Here are, in the words of Music & Arts, "public performances [from New York City] by two keyboard giants from recently discovered broadcast transcriptions." Both performances date from the summer of 1943, when the American people had other things than Beethoven to think about – meaning they needed his music more than ever!
Arthur Rubinstein made several studio recordings of Beethoven's Third Piano Concerto, but recorded souvenirs of Hofmann's artistry are much rarer, and so it is his performance of Beethoven's Fourth which is of the greater interest here. It was recorded on August 22. The announcer's voice is retained at the beginning and at the end of the performance – a touch of "authenticity" I didn't mind at all. (I was less excited by the audience's applause after the first movement.) Hofmann was in his late 60s at the time and had been performing for more than fifty years. (In fact, his American "Golden Jubilee" concerts from the Metropolitan Opera House were recorded by Columbia Records in 1937.) A decade Rubinstein's senior, Hofmann's career was less consistent, his personal life was more tumultuous, and he was not to be blessed with a long "Indian summer" as Rubinstein was. Nevertheless, this Beethoven Fourth finds him living up to his reputation, and then some. He and Mitropoulos are in agreement that this concerto should be played with Classical fire; it is not a respite between the brio of the Third and Fifth Concertos, but a bridge made of no less volatile materials. Hofmann's tone is gorgeous, and the clarity and agility that he displays in the first movement give this music unusual electricity. Hofmann plays uncommon but effective cadenzas by Reinecke – another reason to enjoy this performance. This is not note-perfect playing, but it is surprisingly error-free, given the circumstances. (The pianist does seem to tire near the end, though.) What really matters here is the interpretation, which is both heroic and playful, and so loaded with personality – Beethoven's and the interpreters' – that no one who likes this concerto should miss this CD. In general, the recorded sound is excellent; intermittent noise from the source material (acetate discs?) is easy to ignore.
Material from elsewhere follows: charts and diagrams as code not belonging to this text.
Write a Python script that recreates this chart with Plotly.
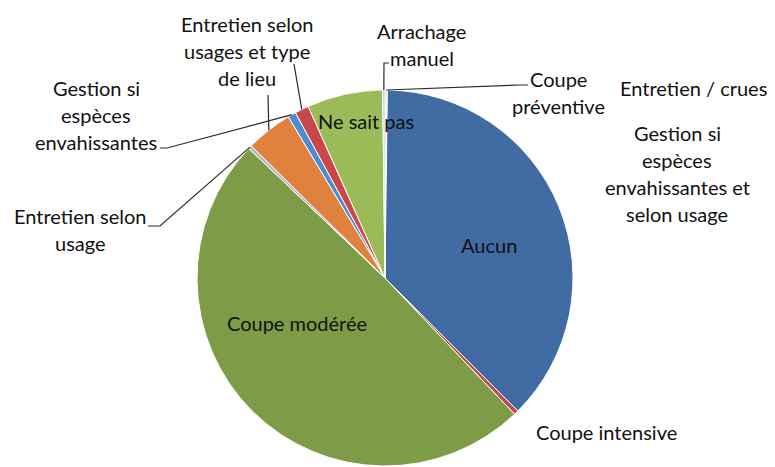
import math
import plotly.graph_objects as go

# ---- data (clockwise from 12 o'clock) ----
categories = [
    "Coupe préventive",
    "Entretien / crues",
    "Gestion si espèces envahissantes et selon usage",
    "Aucun",
    "Coupe intensive",
    "Coupe modérée",
    "Entretien selon usage",
    "Entretien selon usages et type de lieu",
    "Gestion si espèces envahissantes",
    "Entretien selon usages et type de lieu (2)",
    "Ne sait pas",
    "Arrachage manuel",
]
values = [0.2, 0.0, 0.0, 37.3, 0.4, 49.2, 0.3, 4.0, 0.7, 1.2, 6.5, 0.2]
colors = ["#E6C196", "#C9D6E6", "#D9D9D9", "#416BA3", "#C0504D", "#7E9B47",
          "#AEB9C6", "#E0823D", "#4F8BD0", "#C9474B", "#9BBB59", "#B9CADF"]

# ---- layout constants (pixels, in window coordinates) ----
OFF = 8                      # browser body margin
W, H = 775 - OFF, 467 - OFF  # figure size
CX, CY, R = 385, 278, 188
FONT = "Lato, Arial, sans-serif"
FS = 20
LINE = 27

def px(x):
    return (x - OFF) / W

def py(y):
    return 1 - (y - OFF) / H

fig = go.Figure(go.Pie(
    labels=categories,
    values=values,
    sort=False,
    direction="clockwise",
    rotation=0,
    textinfo="none",
    hoverinfo="label+value",
    marker=dict(colors=colors, line=dict(color="white", width=1)),
    domain=dict(x=[px(CX - R), px(CX + R)], y=[py(CY + R), py(CY - R)]),
    showlegend=False,
))

# anchor point on the rim at each slice's mid-angle (derived from data)
total = sum(values)
anchors = {}
cum = 0.0
for c, v in zip(categories, values):
    mid = (cum + v / 2) / total * 2 * math.pi
    anchors[c] = (CX + R * math.sin(mid), CY - R * math.cos(mid))
    cum += v

# text labels: (lines, centre x, first line centre y)
labels_text = [
    (["Aucun"], 489, 245),
    (["Coupe modérée"], 297, 323),
    (["Ne sait pas"], 366, 121),
    (["Coupe intensive"], 606, 432),
    (["Entretien selon", "usages et type", "de lieu"], 247, 24),
    (["Gestion si", "espèces", "envahissantes"], 96, 88),
    (["Entretien selon", "usage"], 80, 216),
    (["Arrachage", "manuel"], 422, 31),
    (["Coupe", "préventive"], 558, 79),
    (["Entretien / crues"], 693, 88),
    (["Gestion si", "espèces", "envahissantes et", "selon usage"], 677, 133),
]
annotations = []
for lines, x, y0 in labels_text:
    for i, t in enumerate(lines):
        annotations.append(dict(
            text=t, x=px(x), y=py(y0 + i * LINE), xref="paper", yref="paper",
            xanchor="center", yanchor="middle", showarrow=False,
            font=dict(family=FONT, size=FS, color="#111111"),
        ))

# leader lines: label-side points (pixels) then the slice anchor
leaders = [
    ("Entretien selon usage", [(148, 226), (160, 226)]),
    ("Gestion si espèces envahissantes", [(160, 148), (167, 148)]),
    ("Entretien selon usages et type de lieu", [(268, 95)]),
    ("Entretien selon usages et type de lieu (2)", [(294, 64)]),
    ("Arrachage manuel", [(389, 63), (384, 63)]),
    ("Coupe préventive", [(528, 85), (520, 85)]),
]
shapes = []
for cat, pts in leaders:
    ax, ay = anchors[cat]
    allp = pts + [(ax, ay)]
    path = "M " + " L ".join(f"{px(x):.5f},{py(y):.5f}" for x, y in allp)
    shapes.append(dict(type="path", path=path, xref="paper", yref="paper",
                       line=dict(color="#2A2A2A", width=1.2)))

fig.update_layout(
    width=W, height=H,
    margin=dict(l=0, r=0, t=0, b=0),
    paper_bgcolor="white",
    plot_bgcolor="white",
    annotations=annotations,
    shapes=shapes,
)

fig.write_html("out.html")
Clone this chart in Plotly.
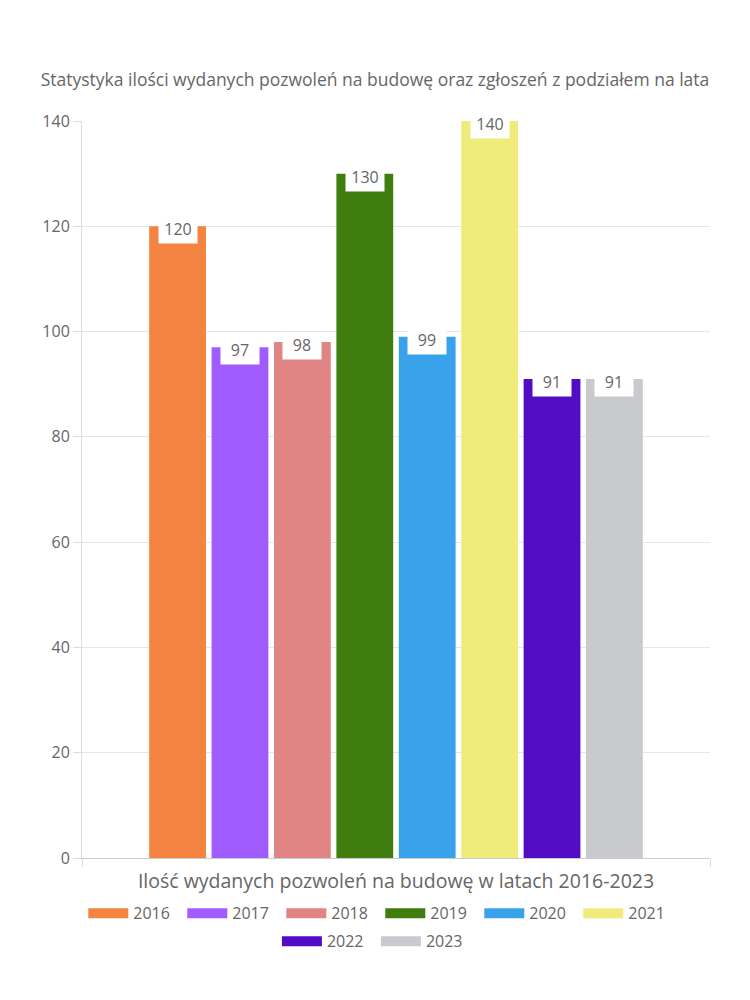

The CD's annotator ungraciously uses Mitropoulos as a stick with which to beat Ormandy, whose "renditions of the standard orchestral canon [he finds] insipidly sweet, sentimental, and even, in the case of Schéhérazade, vulgar." (What does Schéhérazade have to do with the matter at hand?) Nevertheless, he allows that Ormandy made "an excellent accompanying conductor," so I guess this Rubinstein-Ormandy Beethoven Third gets an implicit nod from him. Where some performers emphasize the score's C-minor drama – all Greek gods and lightning bolts – Rubinstein and Ormandy are more genial, if somewhat fleet. It is as if they are solving a difficult calculus problem, but happily confident of a positive outcome. In fact, the outcome is positive indeed, and this is a Third that sings like a lark more than it frowns like a thundercloud. Here, Rubinstein uses Beethoven's cadenzas with Busoni's modifications. Again, the sound is excellent for the period, and momentary sonic artifacts detract little from the performance.
While this CD probably is intended for a more specialized clientele, few would fail to respond to the appeal of such pianism (and such accompaniments). Good stuff!